Monday, September 28, 2015

The magic of markets

This is Joseph

Dean Dad on buying shares in students:
Of course, Salerno elides entirely issues of equity and inclusion.  For example, nationally, white students graduate at higher rates than African-American or Latino students.  Should the market respond accordingly?  High-income students graduate at higher rates than low-income students.  Should the market respond accordingly?  Assuming that investors act to maximize returns, we should expect to see the student body get much smaller, richer, and whiter than it is now.  The market has spoken!  
 This is just one of the many reasons that this approach is a bad idea.  Markets do poorly when they are being used to provide public goods and the issues with higher education are not exclusively a lack of economic incentives.

Nor does this even touch on how you would police such an agreement.  How do you make sure that a student who doesn't succeed (but owes a percentage of income for life) doesn't hide out in a cash business?  Or leaves the country?

The idea doesn't seem great once the practical pieces get thought about.

1 comment:

  1. Not to mention that this scheme is just a modernized variant of indentured servitude.
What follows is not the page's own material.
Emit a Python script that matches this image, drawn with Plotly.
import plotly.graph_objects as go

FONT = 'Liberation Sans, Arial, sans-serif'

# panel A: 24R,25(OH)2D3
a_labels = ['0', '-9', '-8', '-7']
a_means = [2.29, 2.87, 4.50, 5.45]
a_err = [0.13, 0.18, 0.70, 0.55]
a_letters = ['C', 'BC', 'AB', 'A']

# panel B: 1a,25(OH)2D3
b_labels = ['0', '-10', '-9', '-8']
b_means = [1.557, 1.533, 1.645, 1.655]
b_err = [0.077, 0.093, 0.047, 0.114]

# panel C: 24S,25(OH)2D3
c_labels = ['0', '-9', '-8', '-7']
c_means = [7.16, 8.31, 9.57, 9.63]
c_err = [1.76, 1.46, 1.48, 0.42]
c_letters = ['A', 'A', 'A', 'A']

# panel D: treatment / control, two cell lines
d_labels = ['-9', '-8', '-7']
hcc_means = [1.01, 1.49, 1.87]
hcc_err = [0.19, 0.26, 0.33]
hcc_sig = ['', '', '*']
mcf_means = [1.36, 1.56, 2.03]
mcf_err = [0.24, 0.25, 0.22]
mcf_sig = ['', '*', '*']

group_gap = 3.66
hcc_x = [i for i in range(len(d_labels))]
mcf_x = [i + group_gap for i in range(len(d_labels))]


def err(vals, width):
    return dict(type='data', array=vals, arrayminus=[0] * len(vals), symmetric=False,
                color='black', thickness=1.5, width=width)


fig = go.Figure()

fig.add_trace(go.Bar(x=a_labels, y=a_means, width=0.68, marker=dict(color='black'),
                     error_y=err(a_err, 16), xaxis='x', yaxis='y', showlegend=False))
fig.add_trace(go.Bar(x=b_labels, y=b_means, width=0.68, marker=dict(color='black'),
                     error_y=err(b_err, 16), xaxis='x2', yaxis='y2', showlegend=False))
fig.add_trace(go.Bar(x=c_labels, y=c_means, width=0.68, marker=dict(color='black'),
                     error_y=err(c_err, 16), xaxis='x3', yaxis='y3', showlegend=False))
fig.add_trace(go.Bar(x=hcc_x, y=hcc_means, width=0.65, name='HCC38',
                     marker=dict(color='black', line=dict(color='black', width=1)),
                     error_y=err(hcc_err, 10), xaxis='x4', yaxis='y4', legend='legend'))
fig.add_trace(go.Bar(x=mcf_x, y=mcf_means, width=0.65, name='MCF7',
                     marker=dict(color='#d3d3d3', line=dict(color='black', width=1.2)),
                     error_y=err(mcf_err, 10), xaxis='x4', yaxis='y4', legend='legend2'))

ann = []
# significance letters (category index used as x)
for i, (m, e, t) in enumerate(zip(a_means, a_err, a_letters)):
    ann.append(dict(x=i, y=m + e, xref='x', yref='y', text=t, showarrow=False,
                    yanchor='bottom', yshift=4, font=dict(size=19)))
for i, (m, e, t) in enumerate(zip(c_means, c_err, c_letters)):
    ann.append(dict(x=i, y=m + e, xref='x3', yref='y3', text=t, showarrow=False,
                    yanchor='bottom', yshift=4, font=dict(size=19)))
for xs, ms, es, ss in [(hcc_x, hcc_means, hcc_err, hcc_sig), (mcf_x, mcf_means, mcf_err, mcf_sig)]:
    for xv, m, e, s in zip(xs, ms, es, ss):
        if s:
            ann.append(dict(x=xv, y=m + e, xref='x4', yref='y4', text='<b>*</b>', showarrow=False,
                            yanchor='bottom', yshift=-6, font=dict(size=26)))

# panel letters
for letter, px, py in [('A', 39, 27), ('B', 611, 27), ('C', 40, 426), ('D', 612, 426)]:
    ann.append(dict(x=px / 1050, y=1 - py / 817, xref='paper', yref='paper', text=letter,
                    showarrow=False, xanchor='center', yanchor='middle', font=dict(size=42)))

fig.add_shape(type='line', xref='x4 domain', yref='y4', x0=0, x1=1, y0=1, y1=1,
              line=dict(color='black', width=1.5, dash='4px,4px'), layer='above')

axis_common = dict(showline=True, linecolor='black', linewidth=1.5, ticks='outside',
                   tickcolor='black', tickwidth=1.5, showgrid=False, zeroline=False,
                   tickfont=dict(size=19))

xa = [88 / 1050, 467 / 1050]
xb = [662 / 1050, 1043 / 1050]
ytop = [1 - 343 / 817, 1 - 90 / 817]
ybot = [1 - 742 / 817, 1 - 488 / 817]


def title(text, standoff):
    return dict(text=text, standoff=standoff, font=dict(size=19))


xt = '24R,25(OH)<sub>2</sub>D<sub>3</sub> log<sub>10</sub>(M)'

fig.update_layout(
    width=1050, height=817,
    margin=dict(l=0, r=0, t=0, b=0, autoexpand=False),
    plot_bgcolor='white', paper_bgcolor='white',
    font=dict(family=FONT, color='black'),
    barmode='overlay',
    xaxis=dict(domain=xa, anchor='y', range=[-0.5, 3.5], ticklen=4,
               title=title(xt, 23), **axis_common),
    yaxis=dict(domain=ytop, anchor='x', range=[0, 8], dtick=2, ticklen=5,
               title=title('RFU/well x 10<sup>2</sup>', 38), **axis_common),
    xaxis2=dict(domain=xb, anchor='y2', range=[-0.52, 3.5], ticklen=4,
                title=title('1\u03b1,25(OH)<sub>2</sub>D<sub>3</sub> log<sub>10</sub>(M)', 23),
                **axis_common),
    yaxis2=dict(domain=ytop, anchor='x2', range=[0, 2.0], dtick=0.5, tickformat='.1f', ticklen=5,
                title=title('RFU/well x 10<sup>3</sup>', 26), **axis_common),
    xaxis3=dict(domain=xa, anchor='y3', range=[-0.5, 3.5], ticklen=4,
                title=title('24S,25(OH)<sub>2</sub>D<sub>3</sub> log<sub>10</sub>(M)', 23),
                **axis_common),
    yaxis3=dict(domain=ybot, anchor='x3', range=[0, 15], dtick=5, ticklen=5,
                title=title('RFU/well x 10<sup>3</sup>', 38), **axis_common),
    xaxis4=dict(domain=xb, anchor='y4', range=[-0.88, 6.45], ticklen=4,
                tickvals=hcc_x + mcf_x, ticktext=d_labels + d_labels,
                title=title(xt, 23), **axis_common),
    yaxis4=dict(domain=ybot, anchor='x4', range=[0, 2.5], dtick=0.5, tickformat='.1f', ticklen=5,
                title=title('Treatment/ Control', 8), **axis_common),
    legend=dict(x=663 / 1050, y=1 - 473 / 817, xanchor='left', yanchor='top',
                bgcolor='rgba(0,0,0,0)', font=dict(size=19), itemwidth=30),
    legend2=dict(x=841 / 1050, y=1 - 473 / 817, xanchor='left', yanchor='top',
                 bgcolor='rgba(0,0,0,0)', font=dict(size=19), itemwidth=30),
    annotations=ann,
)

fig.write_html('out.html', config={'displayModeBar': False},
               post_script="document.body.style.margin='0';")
Of course, you could say that this is also true of the current educational loan system.

    We shouldn't be looking for ways to make educational debt easier to repay. We should be eradicating educational debt altogether. A college education ought to be available at little or no cost to all students, as it was only a few decades ago, when tuition was low enough to pay for with a summer job and scholarships were the dominant form of financial aid.

    It is the collective responsibility of the older generations to educate their offspring! It's time to live up to that.